A mathematical model created by Penn State researchers can predict with more than 90 percent accuracy the blood glucose levels of individuals with type 1 diabetes up to 30 minutes in advance of imminent changes in their levels -- plenty of time to take preventative action.
"Many people with type 1 diabetes use continuous glucose monitors, which examine the fluid underneath the skin," said Peter Molenaar, Distinguished Professor of Human Development and Family Studies and of psychology. "But the glucose levels under the skin trail blood glucose levels from anywhere between 8 and 15 minutes. This is especially problematic during sleep. Patients may become hypoglycemic well before the glucose monitor alarm tells them they are hypoglycemic, and that could lead to death."
According to Molenaar, a person's blood glucose levels fluctuate in response to his or her insulin dose, meal intake, physical activity and emotional state. How great these fluctuations are depends on the individual.
"In the past decade, much progress has been made in the development of a mechanical 'artificial pancreas,' which would be a wearable or implantable automated insulin-delivery system consisting of a continuous glucose monitor, an insulin pump and a control algorithm closing the loop between glucose sensing and insulin delivery," he said. "But creating an artificial pancreas that delivers the right amount of insulin at the right times has been a challenge because it is difficult to create a control algorithm that can handle the variability among individuals. Our new model is able to capture this variability. It predicts the blood glucose levels of individuals based on insulin dose and meal intake."

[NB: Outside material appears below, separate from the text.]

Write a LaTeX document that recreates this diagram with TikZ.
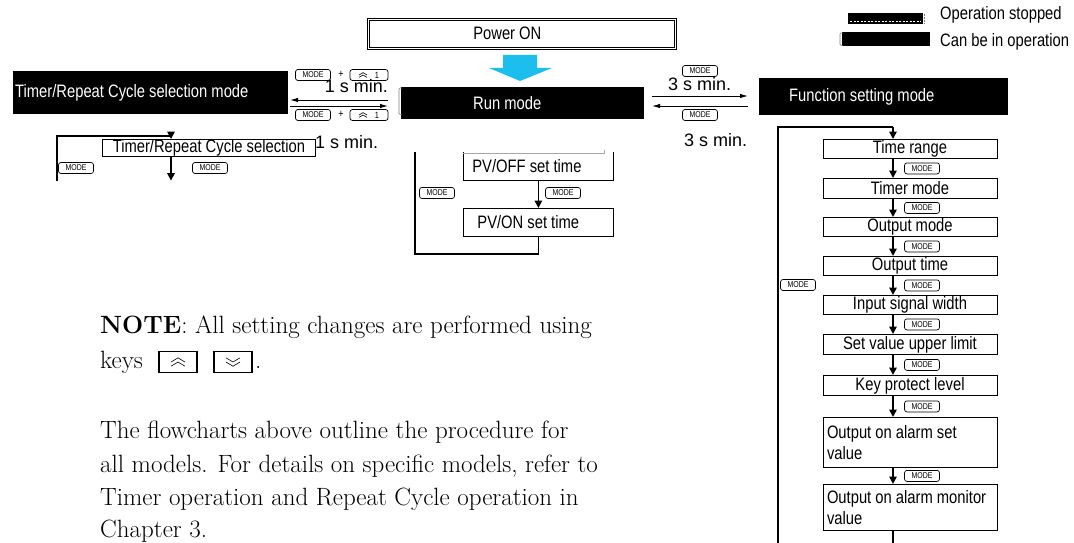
\documentclass[tikz,border=0pt]{standalone}
\usepackage{fontspec}
\usetikzlibrary{calc, positioning, arrows.meta}

\newfontfamily\condfont[FakeStretch=0.82]{Liberation Sans}
\newfontfamily\arialfont{Liberation Sans}
\definecolor{powerblue}{HTML}{1CBEEE}

\newcommand{\labelfont}{\condfont\fontsize{18}{21}\selectfont}

% two stacked chevrons: centre, half width, 1 = up / -1 = down
\newcommand{\chevpair}[3]{%
  \foreach \dy in {-0.3,0.3}{
    \draw[line width=0.6pt] ($(#1)+({-#2},{(\dy+0.3)*#2*#3})$) -- ($(#1)+(0,{(\dy-0.3)*#2*#3})$) -- ($(#1)+({#2},{(\dy+0.3)*#2*#3})$);
  }}

\tikzset{
  modebox/.style={fill=black, text=white, font=\labelfont, inner ysep=0pt, align=flush left, anchor=north west},
  stepbox/.style={draw, line width=0.8pt, font=\labelfont, inner ysep=0pt, inner xsep=3pt, minimum width=174},
  modekey/.style={draw, rounded corners=2.5pt, line width=0.7pt, fill=white, font=\condfont\fontsize{8.5}{9}\selectfont, minimum width=35, minimum height=11, inner sep=0pt},
  arrowkey/.style={draw, line width=1.3pt, minimum width=38, minimum height=21, inner sep=0pt},
  timetxt/.style={font=\arialfont\fontsize{18}{20}\selectfont, inner sep=0pt},
  lgtxt/.style={font=\labelfont, inner sep=0pt, anchor=west},
  bodytxt/.style={font=\fontsize{25}{30}\selectfont, inner sep=0pt, anchor=base west},
  loopline/.style={line width=1.6pt},
  flowarrow/.style={line width=1.6pt, -{Triangle[length=7.5pt, width=7.5pt]}},
  modearrow/.style={line width=1pt, -{Latex[length=8pt, width=4.5pt]}},
}

\begin{document}
\begin{tikzpicture}[x=1pt, y=-1pt]
  \useasboundingbox (0,0) rectangle (1074,543);

  % Legend
  \node[fill=black, minimum width=75, minimum height=11, inner sep=0pt, anchor=north west] (stopkey) at (848,13) {};
  \draw[white, line width=0.6pt, dash pattern=on 2pt off 1.5pt] ($(stopkey.south west)+(2,-3)$) -- ($(stopkey.south east)+(-2,-3)$);
  \draw[gray, line width=0.5pt, densely dotted] ($(stopkey.north east)+(1,1)$) -- ($(stopkey.south east)+(1,-1)$);
  \node[fill=black, minimum width=88, minimum height=14, inner sep=0pt, anchor=north west] (runkey) at (842,32) {};
  \draw[gray, line width=0.6pt, rounded corners=1pt] ($(runkey.north west)+(1,1)$) -- ++(-3,0) |- ($(runkey.south west)+(1,-1)$);
  \node[lgtxt] (stoptxt) at (940,15) {Operation stopped};
  \node[lgtxt] (runtxt) at (940,42) {Can be in operation};

  % Power ON
  \node[draw, double, double distance=1.3pt, line width=0.6pt, minimum height=29, inner ysep=0pt, inner xsep=105pt, text width=97pt, align=flush left, font=\labelfont, anchor=north west] (power) at (368,19) {Power ON};
  \fill[powerblue] (503,55) -- (537,55) -- (537,68) -- (552,68) -- (520,81) -- (489,68) -- (503,68) -- cycle;

  % Modes
  \node[modebox, minimum height=43, inner xsep=2pt, text width=271pt] (trmode) at (13,71) {Timer/Repeat Cycle selection mode};
  \node[modebox, minimum height=32, inner xsep=72pt, text width=99pt] (run) at (401,87) {Run mode};
  \draw[gray, line width=0.6pt, rounded corners=1pt] ($(run.north west)+(1,1)$) -- ++(-3,0) |- ($(run.south west)+(1,-5)$);
  \node[modebox, minimum height=37, inner xsep=30pt, text width=189pt] (func) at (759,78) {Function setting mode};

  % Timer/Repeat <-> Run
  \coordinate (lA) at (388,100);
  \coordinate (lB) at (290,106);
  \draw[modearrow] (lA) -- (lA -| lB);
  \draw[modearrow] (lB) -- (lB -| lA);
  \node[modekey] (lmodeA) at (313,75) {MODE};
  \node[font=\condfont\fontsize{11}{11}\selectfont, inner sep=0pt] (lplusA) at (341,74) {+};
  \node[modekey, minimum width=38] (lupA) at (369,75) {};
  \chevpair{$(lupA.center)+(-6,0)$}{4}{1}
  \node[font=\condfont\fontsize{9}{9}\selectfont, inner sep=0pt] (loneA) at ($(lupA.center)+(8,0)$) {1};
  \node[timetxt, anchor=south east] (lminA) at (388,93) {1 s min.};
  \node[modekey] (lmodeB) at (313,115) {MODE};
  \node[font=\condfont\fontsize{11}{11}\selectfont, inner sep=0pt] (lplusB) at (341,114) {+};
  \node[modekey, minimum width=38] (lupB) at (369,115) {};
  \chevpair{$(lupB.center)+(-6,0)$}{4}{1}
  \node[font=\condfont\fontsize{9}{9}\selectfont, inner sep=0pt] (loneB) at ($(lupB.center)+(8,0)$) {1};
  \node[timetxt, anchor=west] (lminB) at (315,142) {1 s min.};

  % Run <-> Function setting
  \coordinate (rA) at (652,96);
  \coordinate (rB) at (748,106);
  \draw[modearrow] (rA) -- (rA -| rB);
  \draw[modearrow] (rB) -- (rB -| rA);
  \node[modekey] (rmodeA) at (700,71) {MODE};
  \node[timetxt, anchor=west] (rminA) at (668,84) {3 s min.};
  \node[modekey] (rmodeB) at (700,115) {MODE};
  \node[timetxt, anchor=west] (rminB) at (684,140) {3 s min.};

  % Timer/Repeat Cycle selection loop
  \node[stepbox, minimum width=213, minimum height=16, anchor=north west] (trsel) at (102,139) {Timer/Repeat Cycle selection};
  \coordinate (trtop) at (171,136);
  \draw[loopline] (57,181) |- (trtop);
  \draw[flowarrow] (trtop) -- (trtop |- trsel.north);
  \draw[flowarrow] (trsel.south -| trtop) -- ++(0,24);
  \node[modekey] (trkeyL) at (76,168) {MODE};
  \node[modekey] (trkeyR) at (210,168) {MODE};

  % Run mode loop
  \node[stepbox, minimum width=150, minimum height=28, anchor=north west, draw=none, inner xsep=9pt, text width=132pt, align=flush left] (pvoff) at (463,152) {PV/OFF set time};
  \draw[line width=0.8pt] (pvoff.north west) |- (pvoff.south east) -- (pvoff.north east);
  \draw[gray!70, line width=0.5pt] ($(pvoff.north west)+(0,1)$) -- ($(pvoff.north east)+(-10,1)$) -- ++(0,-3);
  \node[stepbox, minimum width=150, minimum height=28, anchor=north west, inner xsep=14pt, text width=122pt, align=flush left] (pvon) at (463,208) {PV/ON set time};
  \draw[flowarrow] (pvoff.south) -- (pvon.north);
  \coordinate (runloop) at (415,152);
  \draw[loopline] (pvon.south) -- (pvon.south |- 0,254) -| (runloop);
  \node[modekey] (pvkeyL) at (437,193) {MODE};
  \node[modekey] (pvkeyR) at (563,193) {MODE};

  % Function setting loop
  \node[stepbox, minimum height=19, anchor=north] (trange) at (910,139) {Time range};
  \node[stepbox, minimum height=20, anchor=north] (tmodebox) at (910,178) {Timer mode};
  \node[stepbox, minimum height=19, anchor=north] (omode) at (910,217) {Output mode};
  \node[stepbox, minimum height=19, anchor=north] (otime) at (910,256) {Output time};
  \node[stepbox, minimum height=19, anchor=north] (insig) at (910,295) {Input signal width};
  \node[stepbox, minimum height=20, anchor=north] (setlim) at (910,334) {Set value upper limit};
  \node[stepbox, minimum height=20, anchor=north] (keyprot) at (910,375) {Key protect level};
  \node[stepbox, minimum height=50, anchor=north, text width=166, align=flush left] (alarmset) at (910,417) {Output on alarm set\\value};
  \node[stepbox, minimum height=46, anchor=north, text width=166, align=flush left] (alarmmon) at (910,484) {Output on alarm monitor\\value};
  \coordinate (fx) at (893,0);
  \coordinate (keyx) at (922,0);
  \foreach \a/\b in {trange/tmodebox, tmodebox/omode, omode/otime, otime/insig, insig/setlim, setlim/keyprot, keyprot/alarmset, alarmset/alarmmon}{
    \draw[flowarrow] (\a.south -| fx) -- (\b.north -| fx);
    \node[modekey] (key-\b) at ($(\a.south -| keyx)!0.5!(\b.north -| keyx)$) {MODE};
  }
  \coordinate (ftop) at (893,127);
  \draw[loopline] (778,543) |- (ftop);
  \draw[flowarrow] (ftop) -- (trange.north -| ftop);
  \draw[loopline] (alarmmon.south -| fx) -- (893,543);
  \node[modekey] (funckey) at (798,285) {MODE};

  % Note text
  \node[bodytxt] (note) at (100,333) {\textbf{NOTE}: All setting changes are performed using};
  \node[bodytxt] (keysword) at (100,368) {keys};
  \node[arrowkey] (upk) at (178,362) {};
  \chevpair{upk.center}{7}{1}
  \node[arrowkey] (downk) at (233,362) {};
  \chevpair{downk.center}{7}{-1}
  \node[bodytxt] (keysdot) at (255,368) {.};
  \node[bodytxt] (para1) at (100,438) {The flowcharts above outline the procedure for};
  \node[bodytxt] (para2) at (100,472) {all models. For details on specific models, refer to};
  \node[bodytxt] (para3) at (100,505) {Timer operation and Repeat Cycle operation in};
  \node[bodytxt] (para4) at (100,537) {Chapter 3.};
\end{tikzpicture}
\end{document}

The researchers created a time-varying model estimated by the extended Kalman filtering technique. This model accounts for time-varying changes in glucose kinetics due to insulin and meal intake.
The team tested the accuracy of its model using an FDA-approved UVa/Padova simulator with 30 virtual patients and five living patients with type 1 diabetes. The results appeared online this week in the Journal of Diabetes Science and Technology.
"We learned that the dynamic dependencies of blood glucose on insulin dose and meal intake vary substantially in time within each patient and between patients," said Qian Wang, professor of mechanical engineering. "The high prediction fidelity of our model over 30-minute intervals allows for the execution of optimal control of fast-acting insulin dose in real time because the initiation of insulin action has a delay of less than 30 minutes. Our approach outperforms standard approaches because all our model parameters are estimated in real time. Our model's configuration of recursive estimator and optimal controller will constitute an effective artificial pancreas."
Other authors on the paper include Saurabh Harsh, graduate student in mechanical engineering; Kenneth Freeman, research assistant in mechanical engineering; Jinyu Xie, graduate student in mechanical engineering; Jing Zhou, graduate student in mechanical engineering; Carol Gold, research scientist in human development and family studies; Mike Rovine, professor of human development and family studies; and Jan Ulbrecht, professor of biobehavioral health and medicine.
The National Institutes of Health, the National Science Foundation and the Penn State Center for Clinical and Translational Science Institute supported this research.